== Extracted information ==

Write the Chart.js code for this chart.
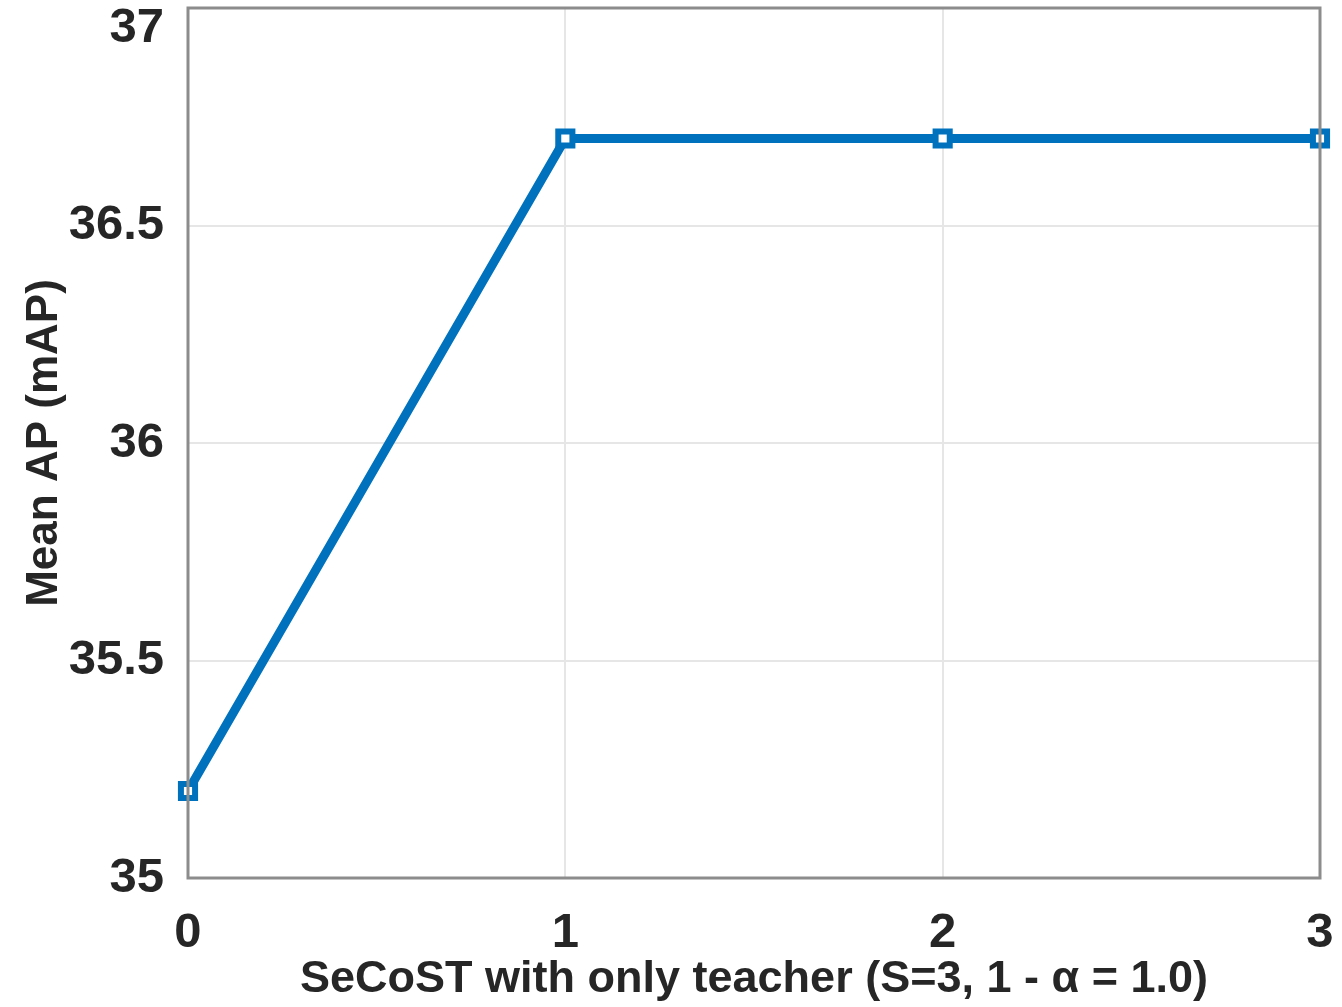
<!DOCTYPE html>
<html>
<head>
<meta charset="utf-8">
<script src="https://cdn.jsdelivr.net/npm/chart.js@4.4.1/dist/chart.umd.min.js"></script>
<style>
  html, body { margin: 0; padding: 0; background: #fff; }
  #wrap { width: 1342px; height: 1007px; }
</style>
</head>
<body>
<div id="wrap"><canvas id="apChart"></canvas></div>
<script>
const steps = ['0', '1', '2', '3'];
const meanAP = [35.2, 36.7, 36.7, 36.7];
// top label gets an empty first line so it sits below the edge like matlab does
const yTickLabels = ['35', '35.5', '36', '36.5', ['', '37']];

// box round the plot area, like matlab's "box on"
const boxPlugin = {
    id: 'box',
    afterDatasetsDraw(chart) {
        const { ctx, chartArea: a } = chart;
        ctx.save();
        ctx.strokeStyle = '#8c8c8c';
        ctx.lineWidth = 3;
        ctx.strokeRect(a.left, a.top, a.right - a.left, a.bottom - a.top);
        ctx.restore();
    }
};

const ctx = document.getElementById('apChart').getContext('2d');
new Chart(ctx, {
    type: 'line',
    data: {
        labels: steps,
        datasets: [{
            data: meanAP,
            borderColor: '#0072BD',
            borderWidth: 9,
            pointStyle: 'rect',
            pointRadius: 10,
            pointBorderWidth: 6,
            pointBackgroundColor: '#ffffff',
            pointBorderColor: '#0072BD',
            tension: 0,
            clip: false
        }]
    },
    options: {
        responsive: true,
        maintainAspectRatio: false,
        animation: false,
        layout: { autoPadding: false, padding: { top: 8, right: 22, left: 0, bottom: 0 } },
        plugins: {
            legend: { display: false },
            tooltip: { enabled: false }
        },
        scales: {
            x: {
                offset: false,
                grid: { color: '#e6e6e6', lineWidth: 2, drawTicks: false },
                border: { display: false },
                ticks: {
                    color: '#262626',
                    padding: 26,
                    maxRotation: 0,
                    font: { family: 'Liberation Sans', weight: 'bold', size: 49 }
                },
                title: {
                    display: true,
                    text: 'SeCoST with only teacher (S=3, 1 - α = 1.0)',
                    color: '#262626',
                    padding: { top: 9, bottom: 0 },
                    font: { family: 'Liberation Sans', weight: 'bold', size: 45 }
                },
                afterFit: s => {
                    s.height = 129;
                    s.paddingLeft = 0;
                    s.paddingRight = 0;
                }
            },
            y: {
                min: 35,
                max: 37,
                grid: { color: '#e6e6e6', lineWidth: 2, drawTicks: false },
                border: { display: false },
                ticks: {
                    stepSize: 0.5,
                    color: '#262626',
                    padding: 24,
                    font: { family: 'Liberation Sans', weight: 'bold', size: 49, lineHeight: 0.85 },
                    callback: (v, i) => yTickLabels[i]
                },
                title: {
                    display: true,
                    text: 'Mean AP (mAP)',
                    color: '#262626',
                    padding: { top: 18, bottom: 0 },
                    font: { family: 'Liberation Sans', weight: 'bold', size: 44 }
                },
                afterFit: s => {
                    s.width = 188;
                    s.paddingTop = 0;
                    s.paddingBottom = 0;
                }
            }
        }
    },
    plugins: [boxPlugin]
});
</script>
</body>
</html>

===
== Extracted information ==

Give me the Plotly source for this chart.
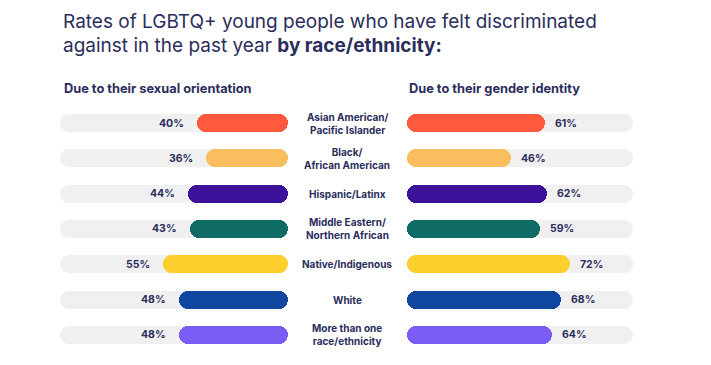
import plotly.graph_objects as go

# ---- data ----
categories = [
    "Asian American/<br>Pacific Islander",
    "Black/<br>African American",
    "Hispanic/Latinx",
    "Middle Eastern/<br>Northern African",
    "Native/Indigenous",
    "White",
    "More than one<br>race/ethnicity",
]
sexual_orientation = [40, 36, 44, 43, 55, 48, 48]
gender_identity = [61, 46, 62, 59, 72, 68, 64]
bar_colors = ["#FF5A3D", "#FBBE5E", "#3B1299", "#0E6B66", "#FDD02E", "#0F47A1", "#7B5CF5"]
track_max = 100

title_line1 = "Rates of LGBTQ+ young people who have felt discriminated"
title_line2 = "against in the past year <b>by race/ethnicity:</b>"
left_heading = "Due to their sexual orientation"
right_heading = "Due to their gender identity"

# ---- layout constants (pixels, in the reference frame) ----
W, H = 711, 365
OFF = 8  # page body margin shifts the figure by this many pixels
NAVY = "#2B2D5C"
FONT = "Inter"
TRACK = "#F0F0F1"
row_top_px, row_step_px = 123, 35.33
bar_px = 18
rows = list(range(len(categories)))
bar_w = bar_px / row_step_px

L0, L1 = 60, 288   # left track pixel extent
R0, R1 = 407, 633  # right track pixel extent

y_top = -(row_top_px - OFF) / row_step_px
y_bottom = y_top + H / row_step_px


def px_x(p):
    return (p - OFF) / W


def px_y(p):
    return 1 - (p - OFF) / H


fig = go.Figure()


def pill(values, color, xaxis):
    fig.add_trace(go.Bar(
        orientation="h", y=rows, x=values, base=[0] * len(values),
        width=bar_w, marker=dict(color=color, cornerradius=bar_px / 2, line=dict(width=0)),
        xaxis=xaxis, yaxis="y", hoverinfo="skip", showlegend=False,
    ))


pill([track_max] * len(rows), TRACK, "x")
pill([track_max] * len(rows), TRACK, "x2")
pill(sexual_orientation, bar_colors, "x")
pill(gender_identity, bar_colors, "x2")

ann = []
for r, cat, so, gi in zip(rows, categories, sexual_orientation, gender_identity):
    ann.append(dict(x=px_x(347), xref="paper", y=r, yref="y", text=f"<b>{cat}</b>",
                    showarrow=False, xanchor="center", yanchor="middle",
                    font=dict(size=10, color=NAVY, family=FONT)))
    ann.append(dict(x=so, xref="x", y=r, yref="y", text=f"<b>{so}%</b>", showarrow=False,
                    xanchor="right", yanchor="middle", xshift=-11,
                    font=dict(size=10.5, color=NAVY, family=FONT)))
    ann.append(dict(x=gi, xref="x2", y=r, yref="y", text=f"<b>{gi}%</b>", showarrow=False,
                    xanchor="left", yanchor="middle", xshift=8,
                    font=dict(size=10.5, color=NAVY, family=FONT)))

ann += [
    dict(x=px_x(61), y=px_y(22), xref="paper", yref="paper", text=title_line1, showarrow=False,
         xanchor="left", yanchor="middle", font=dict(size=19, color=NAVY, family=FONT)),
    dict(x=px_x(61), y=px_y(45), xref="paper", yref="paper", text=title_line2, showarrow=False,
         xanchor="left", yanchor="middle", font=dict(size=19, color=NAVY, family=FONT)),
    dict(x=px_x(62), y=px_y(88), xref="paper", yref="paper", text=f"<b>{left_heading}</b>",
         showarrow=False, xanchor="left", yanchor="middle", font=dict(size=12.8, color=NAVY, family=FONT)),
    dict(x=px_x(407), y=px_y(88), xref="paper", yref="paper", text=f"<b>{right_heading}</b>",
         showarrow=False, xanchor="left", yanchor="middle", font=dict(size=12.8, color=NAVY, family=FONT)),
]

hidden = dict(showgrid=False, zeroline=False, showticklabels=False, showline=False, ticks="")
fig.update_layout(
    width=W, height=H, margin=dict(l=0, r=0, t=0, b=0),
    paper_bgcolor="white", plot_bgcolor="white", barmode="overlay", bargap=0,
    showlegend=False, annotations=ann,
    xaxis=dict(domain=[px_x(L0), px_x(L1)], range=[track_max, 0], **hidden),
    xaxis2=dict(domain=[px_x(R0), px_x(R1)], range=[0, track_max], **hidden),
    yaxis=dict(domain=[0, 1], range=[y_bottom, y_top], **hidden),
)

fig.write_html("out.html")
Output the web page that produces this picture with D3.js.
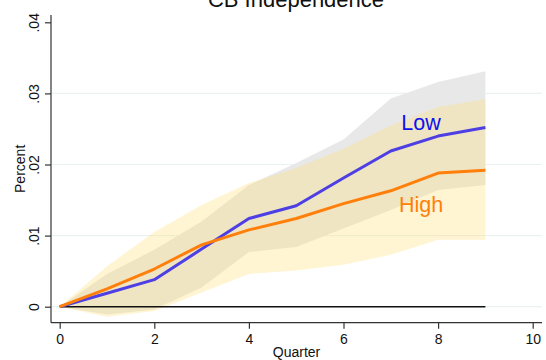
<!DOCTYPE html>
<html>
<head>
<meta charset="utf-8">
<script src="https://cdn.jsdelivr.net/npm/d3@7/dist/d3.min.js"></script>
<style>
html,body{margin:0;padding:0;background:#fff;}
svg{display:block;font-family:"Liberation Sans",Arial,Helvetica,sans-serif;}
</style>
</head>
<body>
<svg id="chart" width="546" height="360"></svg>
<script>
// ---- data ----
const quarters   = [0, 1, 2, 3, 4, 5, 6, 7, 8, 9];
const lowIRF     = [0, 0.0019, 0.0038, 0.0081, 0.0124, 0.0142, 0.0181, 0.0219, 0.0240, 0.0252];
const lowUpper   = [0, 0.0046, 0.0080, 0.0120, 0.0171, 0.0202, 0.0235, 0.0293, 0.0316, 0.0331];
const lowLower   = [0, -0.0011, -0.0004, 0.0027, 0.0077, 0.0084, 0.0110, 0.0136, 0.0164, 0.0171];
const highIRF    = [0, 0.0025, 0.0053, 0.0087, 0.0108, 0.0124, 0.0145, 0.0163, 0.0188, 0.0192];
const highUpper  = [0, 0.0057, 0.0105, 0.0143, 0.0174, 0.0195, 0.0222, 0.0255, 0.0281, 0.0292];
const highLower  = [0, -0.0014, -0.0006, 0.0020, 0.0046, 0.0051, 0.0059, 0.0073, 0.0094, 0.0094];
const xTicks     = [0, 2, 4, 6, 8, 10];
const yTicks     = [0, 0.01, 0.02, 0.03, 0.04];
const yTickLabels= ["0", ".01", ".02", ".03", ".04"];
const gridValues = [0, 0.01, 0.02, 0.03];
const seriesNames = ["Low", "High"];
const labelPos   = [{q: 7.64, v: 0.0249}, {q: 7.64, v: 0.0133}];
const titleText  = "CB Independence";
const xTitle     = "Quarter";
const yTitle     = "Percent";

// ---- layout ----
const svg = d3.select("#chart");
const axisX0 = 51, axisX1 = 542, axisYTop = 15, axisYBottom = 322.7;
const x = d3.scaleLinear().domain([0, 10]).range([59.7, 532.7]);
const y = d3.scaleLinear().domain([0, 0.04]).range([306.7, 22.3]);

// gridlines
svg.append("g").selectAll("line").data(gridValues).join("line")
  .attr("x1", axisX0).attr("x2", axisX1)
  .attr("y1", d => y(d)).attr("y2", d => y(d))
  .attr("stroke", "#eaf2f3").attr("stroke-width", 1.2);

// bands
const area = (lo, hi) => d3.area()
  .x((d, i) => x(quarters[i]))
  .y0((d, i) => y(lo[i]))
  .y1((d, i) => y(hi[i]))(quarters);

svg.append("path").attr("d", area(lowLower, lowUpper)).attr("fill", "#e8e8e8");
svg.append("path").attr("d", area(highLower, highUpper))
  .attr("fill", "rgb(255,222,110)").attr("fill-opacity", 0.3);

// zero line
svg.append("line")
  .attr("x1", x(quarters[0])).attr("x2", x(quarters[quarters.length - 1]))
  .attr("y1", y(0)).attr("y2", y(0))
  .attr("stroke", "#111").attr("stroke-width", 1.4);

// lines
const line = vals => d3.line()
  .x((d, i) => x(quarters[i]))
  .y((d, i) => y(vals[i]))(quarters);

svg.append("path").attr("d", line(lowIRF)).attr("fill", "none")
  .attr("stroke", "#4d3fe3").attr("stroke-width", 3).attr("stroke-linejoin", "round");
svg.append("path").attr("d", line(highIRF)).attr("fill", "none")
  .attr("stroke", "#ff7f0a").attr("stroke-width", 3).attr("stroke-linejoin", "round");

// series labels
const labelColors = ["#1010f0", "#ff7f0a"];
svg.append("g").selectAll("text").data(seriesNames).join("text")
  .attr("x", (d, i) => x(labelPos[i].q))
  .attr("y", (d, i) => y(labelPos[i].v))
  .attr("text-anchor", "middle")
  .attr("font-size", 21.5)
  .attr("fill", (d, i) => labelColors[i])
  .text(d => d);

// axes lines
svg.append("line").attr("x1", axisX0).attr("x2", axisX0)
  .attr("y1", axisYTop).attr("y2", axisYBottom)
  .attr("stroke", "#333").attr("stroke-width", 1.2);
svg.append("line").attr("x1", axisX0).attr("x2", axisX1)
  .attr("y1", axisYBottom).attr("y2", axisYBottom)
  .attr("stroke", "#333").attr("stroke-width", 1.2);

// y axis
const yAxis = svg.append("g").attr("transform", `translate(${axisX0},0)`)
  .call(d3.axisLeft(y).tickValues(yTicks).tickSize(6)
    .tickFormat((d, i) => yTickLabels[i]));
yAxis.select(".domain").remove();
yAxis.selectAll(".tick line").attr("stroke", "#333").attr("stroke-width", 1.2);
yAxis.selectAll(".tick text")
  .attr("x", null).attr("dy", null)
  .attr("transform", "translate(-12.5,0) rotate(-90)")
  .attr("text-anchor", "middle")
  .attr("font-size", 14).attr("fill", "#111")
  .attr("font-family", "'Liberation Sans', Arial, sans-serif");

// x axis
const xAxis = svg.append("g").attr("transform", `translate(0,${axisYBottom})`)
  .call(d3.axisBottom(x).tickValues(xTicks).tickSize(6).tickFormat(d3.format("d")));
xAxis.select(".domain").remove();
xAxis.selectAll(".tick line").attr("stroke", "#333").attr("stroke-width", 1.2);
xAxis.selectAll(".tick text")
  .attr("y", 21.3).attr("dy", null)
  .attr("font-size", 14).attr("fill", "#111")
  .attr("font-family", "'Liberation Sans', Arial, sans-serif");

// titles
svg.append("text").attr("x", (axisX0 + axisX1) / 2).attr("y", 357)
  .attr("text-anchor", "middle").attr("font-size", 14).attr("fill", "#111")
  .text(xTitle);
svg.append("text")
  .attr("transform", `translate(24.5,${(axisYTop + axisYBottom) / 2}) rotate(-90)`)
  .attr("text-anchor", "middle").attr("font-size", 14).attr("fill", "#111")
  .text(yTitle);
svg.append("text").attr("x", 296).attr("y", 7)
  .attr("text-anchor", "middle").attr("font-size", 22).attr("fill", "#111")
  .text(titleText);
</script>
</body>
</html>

===

Exercise —
How many lines of the listing above include the word "this"? Reply with the number alone.

Output of the task —
4